Hapshash & The Coloured Coat
Feat. Human Host & The Heavy Metal Kids
The great promise of late sixties freakout rock albums — generally, that all will be revealed in a highly transcendental manner upon its initial listening — oftentimes fall short of its reality. Namely, that for the first time a bunch of hollering freaks banging percussion in an approximation of musically climbing up the walls zonked out on high potency drugs were finally free — from endless blues variations, lyrics, The Man and all commercial viabilities — and it was a chance to just get out there, throw everything you could never release as a single against the studio wall just to see what (if anything) stuck to it. And if it didn’t, at least it was a rave up to be remembered, depending on the dosage ingested before the tape started rolling.
Well, this album is just that — It’s wayward, repetitive, freaky, and VERY 1967. The record was pressed on red vinyl, and the sleeve it came in…well, just look at that cover: drawings of Little Bo Peep, flying saucers and supernatural fairy tale figures surrounding a benevolent sun head emanating rays of light over the mirror-imaged, hand drawn lettering is probably one of the most psychedelic album covers ever designed. Which should come as no surprise as Hapshash & The Coloured Coat were Nigel Waymouth and Michael English, the poster artists who created extremely bright and trippy posters for psychedelic venues such as UFO and Middle Earth. ‘The Heavy Metal Kids’ was an alter ego for Art: the proto-Spooky Tooth group comprised of Mike Harrison, Greg Ridley, Mike Kellie and Luther Grosvenor who appear with full group backing. But who was ‘The Human Host’?
Judging from just the title and production credit on the album, it was none other than Guy Stevens, the eternal groover who would typically dream up a fantastic concept; concoct an equally great name for it and only THEN set about creating it. And although Stevens produced this album, he wound up spending most of the four and a half hour late night session in the studio with the additional thirty ravers — many tripping on LSD — on assorted percussion and ecstatic cries as he directed the whole freewheeling affair. The first cut, “H‑O-P-P-Why?” sees the entourage jangling along with jarring hits of gongs as the hushed vocals spell out the nickname of John Hopkins, the early English psychedelic dropout and underground pioneer. “A Mind Blown Is A Mind Shown” continues with further bongo galloping, blowing of both harmonica and minds as it quickly fades. Who knows how long this particular segment went on for, because it fades probably ages before it finally broke down.

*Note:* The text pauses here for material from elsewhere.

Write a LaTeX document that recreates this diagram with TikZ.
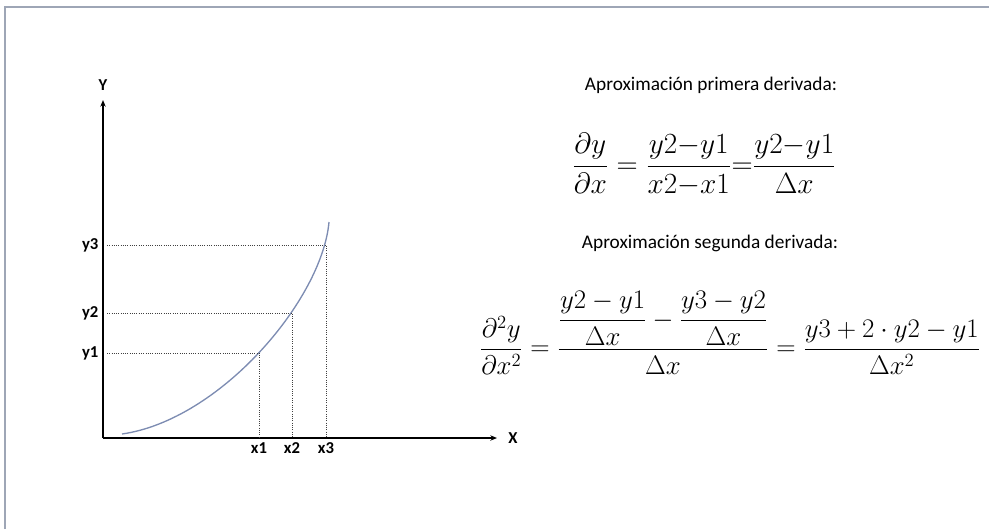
\documentclass[tikz,border=0pt]{standalone}
\usepackage{amsmath}
\usepackage{fontspec}
\setsansfont{Carlito}
\usetikzlibrary{arrows.meta}
\definecolor{curveblue}{RGB}{125,140,178}
\definecolor{framegray}{RGB}{158,166,182}

\begin{document}
\begin{tikzpicture}[x=0.75pt, y=-0.75pt,
  axis/.style={line width=1.3pt, -{Stealth[length=5pt,width=4pt]}},
  guide/.style={densely dotted, black!75, line width=0.7pt},
  ticklabel/.style={font=\sffamily\bfseries\fontsize{12.5}{14}\selectfont, inner sep=1pt},
  caption/.style={font=\sffamily\fontsize{14.5}{17}\selectfont},
  formula/.style={font=\fontsize{20.74}{25}\selectfont, transform shape}]
  \useasboundingbox (0,0) rectangle (989,529);
  % frame
  \draw[framegray, line width=1.5pt] (5,529) -- (5,7) -- (989,7);
  % axes
  \coordinate (O) at (103,438);
  \coordinate (xend) at (497,438);
  \coordinate (yend) at (103,100);
  \draw[axis] (O) -- (xend);
  \draw[axis] (O) -- (yend);
  \node[ticklabel] (xname) at (513,438) {X};
  \node[ticklabel] (yname) at (103,85) {Y};
  % curve y(x)
  \coordinate (cstart) at (122,434);
  \coordinate (cend) at (329,222);
  \draw[curveblue, line width=1pt] (cstart) .. controls (220,420) and (322,300) .. (cend);
  % sample points with guide lines
  \foreach \i/\px/\py in {1/259/353, 2/292/313, 3/326/245} {
    \coordinate (P\i) at (\px,\py);
    \coordinate (Y\i) at (107,\py);
    \coordinate (X\i) at (\px,438);
    \draw[guide] (Y\i) -- (P\i) -- (X\i);
    \node[ticklabel, anchor=east] (ylab\i) at (100,\py) {y\i};
    \node[ticklabel] (xlab\i) at (\px,448) {x\i};
  }
  % formulas
  \node[caption] (primera) at (711,85) {Aproximación primera derivada:};
  \node[formula, scale=1.06] (firsteq) at (704,165) {$\displaystyle \frac{\partial y}{\partial x} = \frac{y2{-}y1}{x2{-}x1} {=} \frac{y2{-}y1}{\Delta x}$};
  \node[caption] (segunda) at (710,243) {Aproximación segunda derivada:};
  \node[formula, scale=0.97] (secondeq) at (730,333) {$\displaystyle \frac{\partial^2 y}{\partial x^2} = \frac{\displaystyle\frac{y2-y1}{\Delta x} - \frac{y3-y2}{\Delta x}}{\Delta x} = \frac{y3+2\cdot y2-y1}{\Delta x^2}$};
\end{tikzpicture}
\end{document}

“The New Messiah Coming 1985” is another group tambourine, bells and finger cymbal freak out, although at a stoned, relaxed tempo with general background chattering and one voice intoning indecipherable and unknown mysteries. There are no lyrics, but voices do wind up chanting “We are…we are…we are…” to fade back in later against “I am…I am…” As you can probably guess by the title, “Aoum” is the group “Ommmmm” which quietly lands side one as the now calmed ensemble assemble for a group vocal drone.
Side two is completely taken up by “Empires Of The Sun,” an instrumental driven by the group reiterating the barest skeleton of backing with more dangerously-hit gongs and general anarchic background mayhem. And it continues as every conceivable space is filled by SOMETHING over the insistent rhythm section of Kellie and Ridley (the only elements that do not degenerate into freeform-ness): chanting voices, bells, guitar strings plucked as complement to the innumerable chimes and bells, bongos, tambourines and multiple plastic flutes that blat out. It does start to build, but only as when someone starts to war whoop and that creates more vocal craziness as everybody is soon screaming, faking orgasms or speaking in completely fake languages. The obligatory “Krishna, Krishna” gets thrown in, as does the whole psychedelic kitchen sink and when those gongs get hit far too hard again, hard enough to fall from their suspended frames, they brutally cut through everything. When the extended backing track and communal blow out that is “Empires Of The Sun” finally recedes, a quiet flute theme and sparse vocal cries emerge behind a stark, dramatic narrative of the coming of Ragnarok until the whole trip gets blown by an inquisitive Cockney voice. The magic and visions of “a sight to stagger the senses” vanishes with a quick flute trill, and it’s over. An abrupt ending to an album whose extremely primitive yet effective qualities are probably best revealed at nighttime by candlelight (incense optional.)